Enfin, cette politique industrielle devra mobiliser des capitaux publics dans la lutte contre les changements climatiques. Cela passera par le soutien à des secteurs porteurs, à des projets structurants visant la carboneutralité et à des entreprises innovantes qui utilisent des technologies propres tout en valorisant l’hydroélectricité du Québec.
Autonomie du Québec dans les secteurs stratégiques
La pandémie a mis en lumière la vulnérabilité de certaines chaînes d’approvisionnements de plusieurs secteurs stratégiques pour le Québec notamment dans le domaine de l’alimentation, des équipements médicaux et des médicaments. Pour les centrales syndicales, le gouvernement doit absolument miser sur l’autonomie et la diversification économique du Québec afin d’assurer des approvisionnements sûrs et stables et d’augmenter la résilience collective. Le plan de relance économique propose une série de mesures pour consolider la capacité de mettre en place les circuits courts essentiels à la sécurité alimentaire et à l’amélioration du bilan carbone de la filière, permettre au Québec de produire les fournitures médicales essentielles, le doter d’une capacité de produire des vaccins rapidement et en grande quantité.
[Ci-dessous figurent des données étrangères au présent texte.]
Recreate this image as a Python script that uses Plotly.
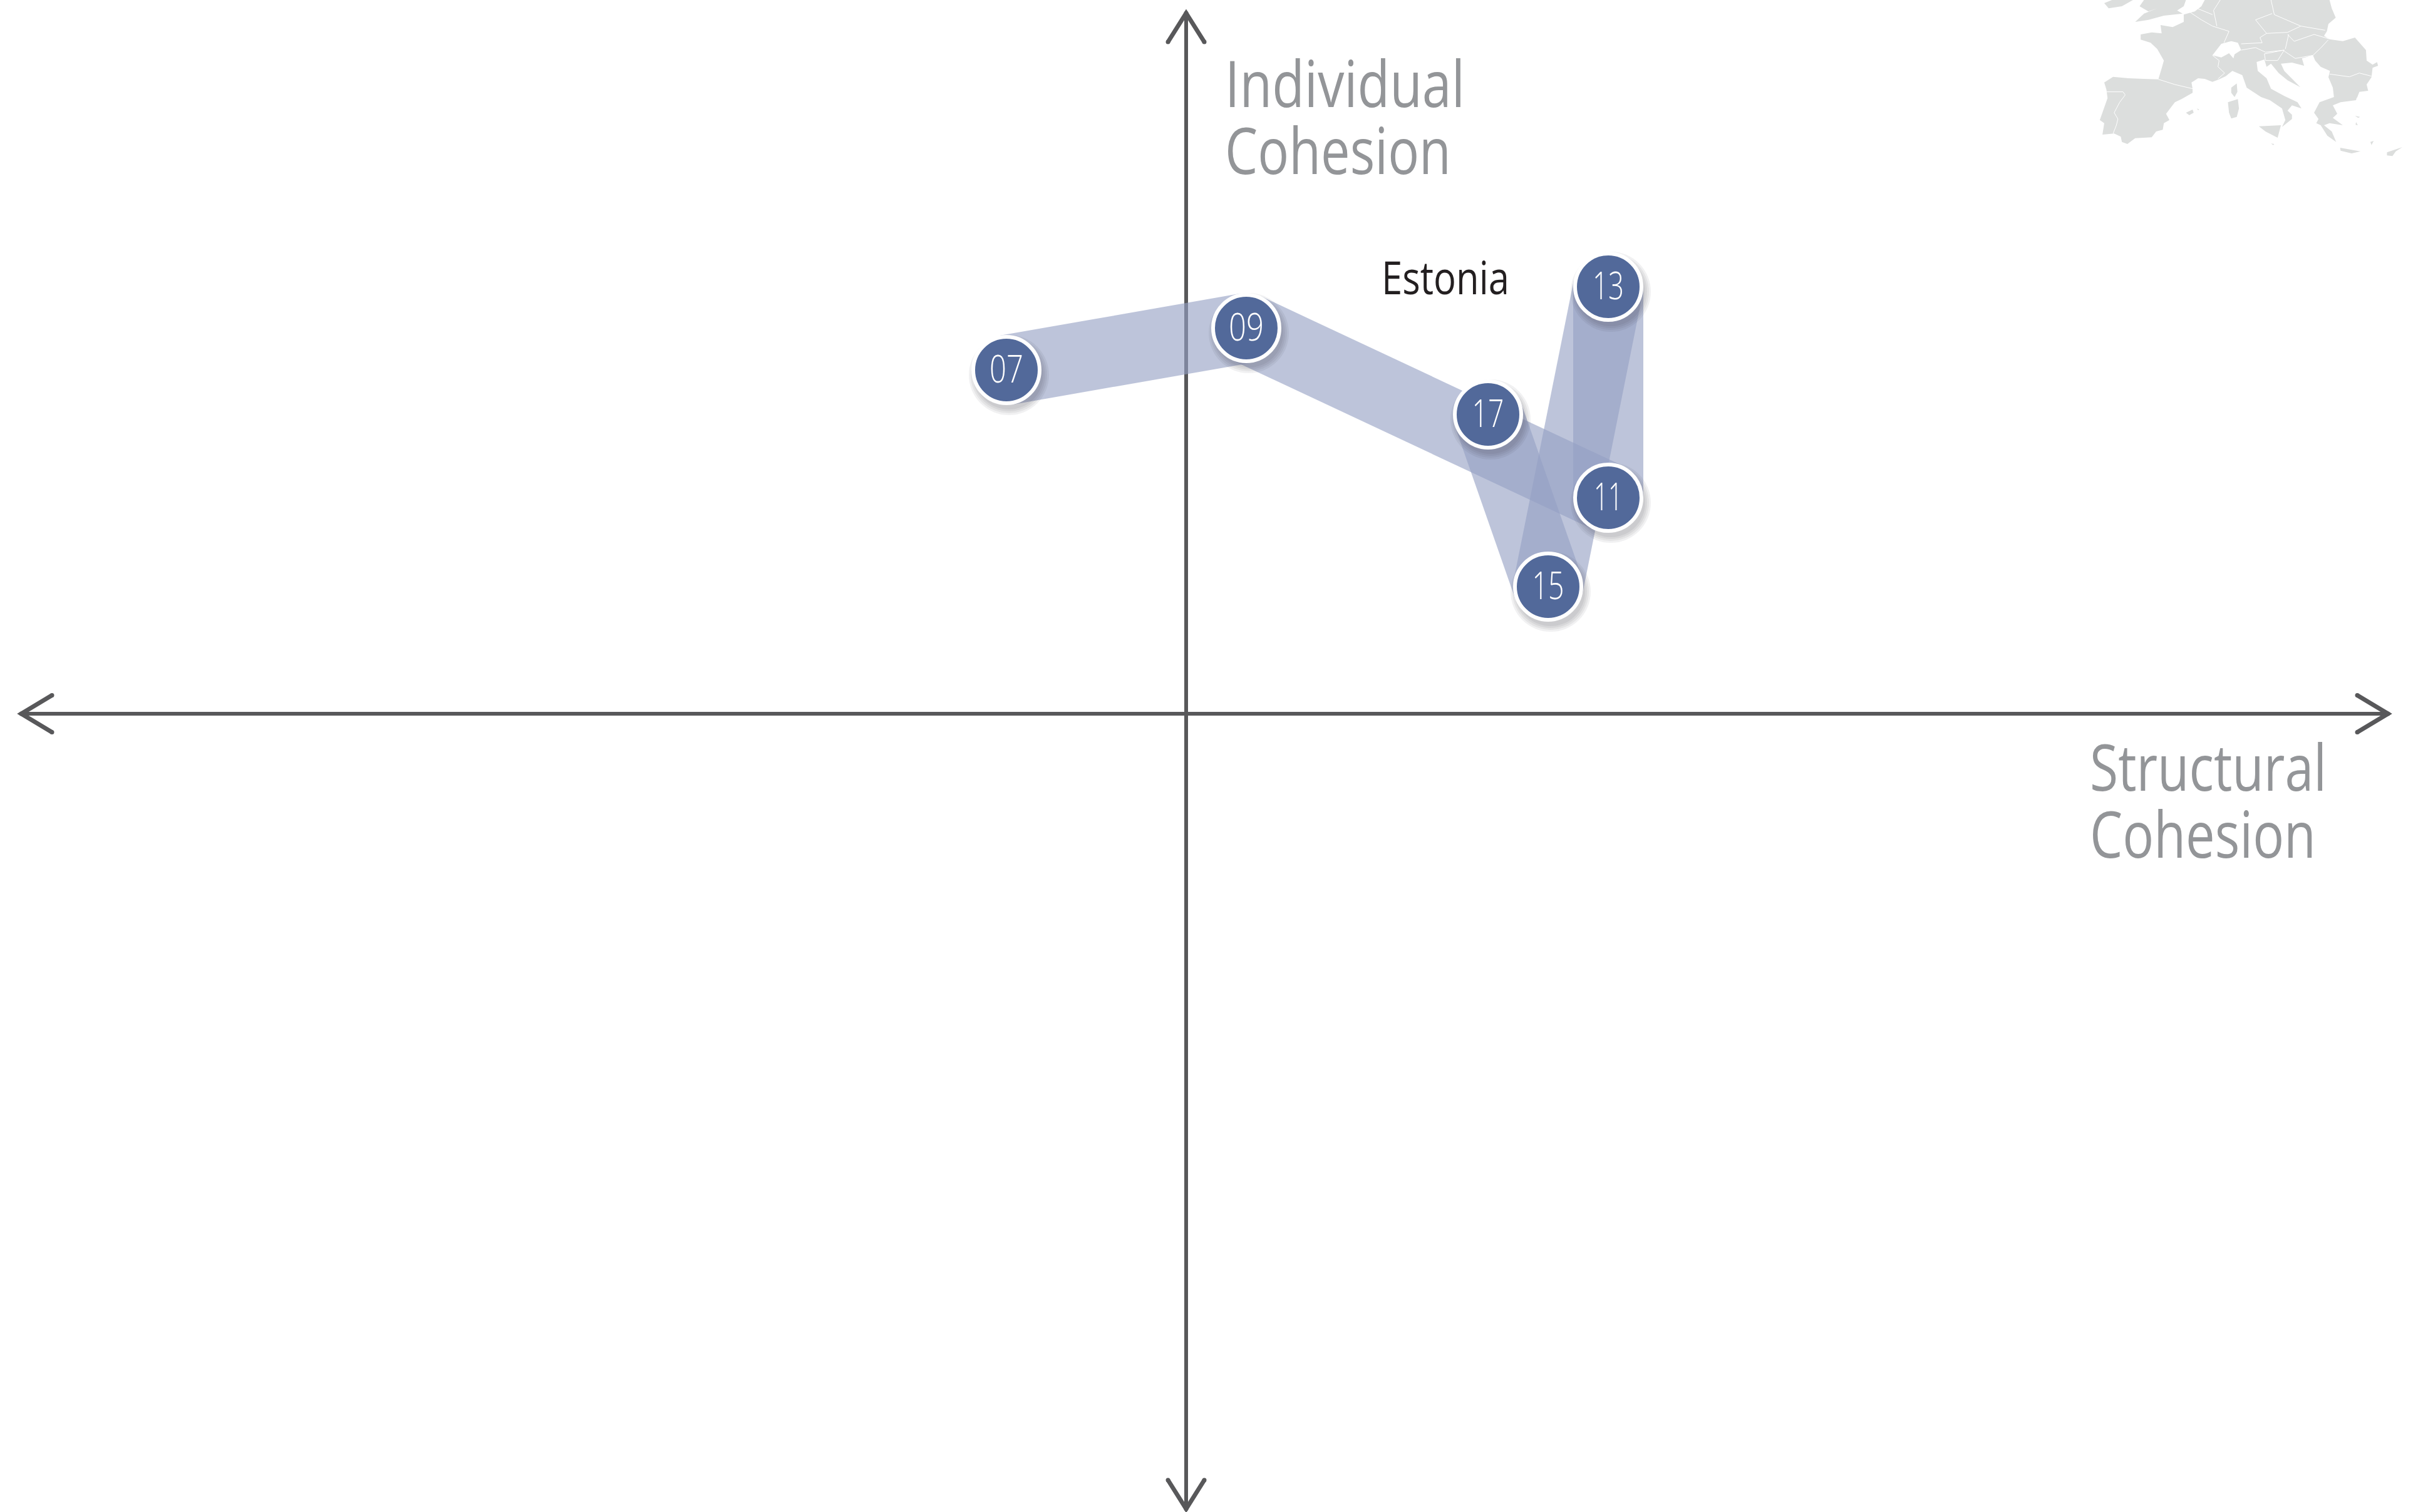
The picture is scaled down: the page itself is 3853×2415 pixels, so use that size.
import plotly.graph_objects as go

# ---- data (axis units: origin at axis crossing) ----
years = ["07", "09", "11", "13", "15", "17"]
structural = [-0.287, 0.096, 0.674, 0.674, 0.578, 0.482]
individual = [0.549, 0.616, 0.345, 0.682, 0.203, 0.478]
country = "Estonia"

W, H = 3853, 2415
X0, Y0 = 1894, 1140     # pixel of the axis crossing
UNIT = 1000.0

INK = "#58585a"
GREY = "#939598"
BLUE = "#52699a"
BAND = "rgba(148,160,195,0.62)"
LAND = "#dcdedd"
FONT = "Open Sans"

# decorative locator map (crop units)
MAIN = [(640,0),(1190,0),(1200,40),(1218,85),(1185,115),(1178,150),(1165,172),(1190,188),(1250,197),(1305,180),(1330,210),(1355,240),(1358,290),(1385,310),(1405,298),(1410,315),(1385,325),(1380,370),(1358,405),(1365,435),(1325,440),(1315,468),(1210,465),(1205,420),(1185,370),(1192,340),(1150,320),(1125,290),(1115,265),(1065,280),(1075,315),(1020,300),(970,305),(985,340),(1058,418),(1000,385),(960,350),(925,305),(905,320),(895,285),(860,297),(865,340),(905,375),(925,425),(985,460),(1045,490),(1063,520),(1020,505),(1000,530),(1020,550),(1020,570),(995,590),(975,608),(990,575),(975,520),(920,480),(880,465),(815,420),(795,360),(750,340),(720,365),(690,380),(660,392),(625,378),(595,375),(565,395),(570,425),(570,445),(520,475),(490,490),(450,545),(465,575),(440,590),(435,622),(405,630),(385,658),(310,662),(275,690),(250,680),(245,655),(215,640),(162,645),(170,590),(150,575),(185,470),(180,430),(170,395),(210,368),(280,375),(350,378),(415,380),(432,320),(440,290),(410,235),(380,205),(335,190),(335,165),(385,155),(430,160),(425,120),(480,130),(530,105),(530,70),(580,55),(610,30),(625,0)]
ISLANDS = [
    [(170,15),(190,40),(250,30),(300,0),(205,0)],
    [(330,30),(350,0),(540,0),(530,30),(500,50),(525,65),(440,75),(370,95),(310,105),(350,65),(410,40),(370,55)],
    [(745,420),(770,400),(773,440),(760,465),(745,445)],
    [(730,490),(775,475),(780,520),(770,560),(745,568),(735,540)],
    [(870,605),(970,600),(955,660),(900,630)],
    [(925,688),(940,690),(935,695)],
    [(540,540),(570,525),(575,540),(555,552)],
    [(590,520),(600,525),(595,528)],
    [(1238,708),(1330,725),(1290,735),(1240,722)],
    [(1450,730),(1520,705),(1490,725),(1475,748),(1450,745)],
    [(1120,540),(1145,490),(1210,465),(1315,460),(1310,480),(1240,490),(1205,505),(1225,545),(1205,565),(1250,600),(1190,590),(1165,600),(1200,630),(1220,680),(1180,650),(1150,600),(1130,590),(1140,570)],
    [(1305,555),(1328,560),(1320,565)],
    [(1375,680),(1390,675),(1380,695)],
    [(1310,585),(1318,600),(1308,598)],
]
SWISS = [(660,265),(700,210),(745,197),(775,205),(790,240),(760,260),(755,280),(735,255),(700,275)]
BORDERS = [
    [(415,380),(490,405),(570,425)],
    [(180,440),(255,440),(265,455),(240,490),(215,540),(232,570),(225,600),(210,640)],
    [(560,60),(610,95),(660,125),(735,150),(712,205)],
    [(590,40),(660,70)],
    [(695,0),(665,50),(680,125)],
    [(660,265),(690,290),(685,320),(715,350),(685,378)],
    [(790,240),(855,228),(900,250),(985,240)],
    [(790,210),(885,205),(875,180),(905,160)],
    [(905,160),(855,95),(930,65)],
    [(925,0),(940,70)],
    [(940,70),(1060,125)],
    [(905,160),(1000,155),(1060,125)],
    [(1060,125),(1170,145)],
    [(1000,165),(1030,198),(1120,165),(1185,185)],
    [(1005,165),(990,235)],
    [(895,258),(985,240),(955,290),(900,290),(895,258)],
    [(985,245),(1035,280),(1115,265)],
    [(1185,190),(1150,230),(1115,265)],
    [(1190,355),(1280,368),(1325,350),(1380,365)],
]

def ux(px): return (px - X0) / UNIT
def uy(py): return (Y0 - py) / UNIT
def mx(z): return ux(3300 + z * 0.3527)
def my(z): return uy(z / 3.0)

def path(polys):
    xs, ys = [], []
    for poly in polys:
        xs += [mx(p[0]) for p in poly] + [None]
        ys += [my(p[1]) for p in poly] + [None]
    return xs, ys

fig = go.Figure()

# map
x_, y_ = path([MAIN] + ISLANDS)
fig.add_trace(go.Scatter(x=x_, y=y_, mode="lines", fill="toself", fillcolor=LAND,
                         line=dict(width=0, color=LAND), hoverinfo="skip"))
x_, y_ = path([SWISS])
fig.add_trace(go.Scatter(x=x_, y=y_, mode="lines", fill="toself", fillcolor="white",
                         line=dict(width=0, color="white"), hoverinfo="skip"))
x_, y_ = path(BORDERS)
fig.add_trace(go.Scatter(x=x_, y=y_, mode="lines", line=dict(width=1, color="white"),
                         hoverinfo="skip"))

# axes with open arrow heads
xl, xr, yb, yt = ux(34), ux(3813), uy(2410), uy(21)
axis_paths = [
    ([xl, xr], [0, 0]),
    ([0, 0], [yb, yt]),
    ([xl + .049, xl, xl + .049], [.0295, 0, -.0295]),
    ([xr - .049, xr, xr - .049], [.0295, 0, -.0295]),
    ([-.029, 0, .029], [yt - .046, yt, yt - .046]),
    ([-.029, 0, .029], [yb + .046, yb, yb + .046]),
]
for i, (ax, ay) in enumerate(axis_paths):
    head = i >= 2
    fig.add_trace(go.Scatter(x=ax, y=ay, mode="lines+markers" if head else "lines",
                             line=dict(color=INK, width=7 if head else 6),
                             marker=dict(size=7, color=INK, line=dict(width=0)),
                             hoverinfo="skip"))

# ribbon: one translucent band per period
for i in range(len(years) - 1):
    fig.add_trace(go.Scatter(x=structural[i:i + 2], y=individual[i:i + 2], mode="lines",
                             line=dict(color=BAND, width=112), hoverinfo="skip"))

# soft drop shadows
for s in (128, 122, 116, 110):
    fig.add_trace(go.Scatter(x=[v + .004 for v in structural], y=[v - .008 for v in individual],
                             mode="markers", hoverinfo="skip",
                             marker=dict(size=s, color="rgba(60,60,75,0.07)", line=dict(width=0))))

# year badges
fig.add_trace(go.Scatter(x=structural, y=individual, mode="markers+text", text=years,
                         textposition="middle center",
                         textfont=dict(family=FONT, size=60, color="white", weight=300),
                         marker=dict(size=106, color=BLUE, line=dict(color="white", width=6)),
                         hoverinfo="skip"))

def label(txt, px, base, size, color):
    fig.add_annotation(x=ux(px), y=uy(base + size * 0.30), text=txt, showarrow=False,
                       xanchor="left", yanchor="bottom", borderpad=0, align="left",
                       font=dict(family=FONT, size=size, color=color))

label("Individual<br>Cohesion", 1955, 278, 102, GREY)
label("Structural<br>Cohesion", 3336, 1370, 102, GREY)
label(country, 2205, 471, 74, "#231f20")

fig.update_layout(
    width=W, height=H, margin=dict(l=0, r=0, t=0, b=0), autosize=False,
    paper_bgcolor="white", plot_bgcolor="white", showlegend=False,
    xaxis=dict(visible=False, range=[ux(0), ux(W)], fixedrange=True),
    yaxis=dict(visible=False, range=[uy(H), uy(0)], fixedrange=True),
)

# the reference uses a condensed face: squeeze the real text to its measured widths,
# and tighten the leading of the two-line axis titles
squeeze = """
document.body.style.margin='0';
(function(){
  var wanted={'Individual':383,'Cohesion':361,'Structural':378,'Estonia':204,
              '07':54,'09':56,'11':46,'13':50,'15':51,'17':51};
  var done=false;
  function fit(el,w){el.setAttribute('textLength',w);el.setAttribute('lengthAdjust','spacingAndGlyphs');}
  function run(){
    if(done) return; done=true;
    document.querySelectorAll('svg text').forEach(function(t){
      var lines=t.querySelectorAll('tspan.line');
      if(lines.length>1){
        lines.forEach(function(l){var w=wanted[l.textContent.trim()]; if(w) fit(l,w);});
        var y=parseFloat(lines[0].getAttribute('y'));
        lines[0].setAttribute('y',y+25.6);
        return;
      }
      var key=t.textContent.trim(), w=wanted[key];
      if(w){
        fit(t,w);
        if(key.length===2) t.setAttribute('dy','5');
      }
    });
  }
  setTimeout(run,100);
})();
"""
fig.write_html("out.html", config=dict(displayModeBar=False), post_script=squeeze)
Que nous réserve l’avenir ?
Depuis le printemps, le Québec est dans une période de déconfinement qui se déploie dans un contexte d’incertitudes. Une deuxième vague de contamination se dessine… Sera-t-elle plus grave que la première ? Donnera-t-elle lieu à un reconfinement ? Celui-ci sera-t-il partiel ou total ? Avec quels effets économiques supplémentaires ? Une chose est certaine : l’impact sans précédent de la pandémie sur l’activité économique nécessitera pour plusieurs mois encore des efforts importants de la part des gouvernements, mais aussi de tous les partenaires socioéconomiques pour s’assurer que les inégalités ne s’exacerbent pas. Pour la FTQ, l’action syndicale et citoyenne demeure donc essentielle à une sortie de crise porteuse de prospérité, d’équité et de solidarité.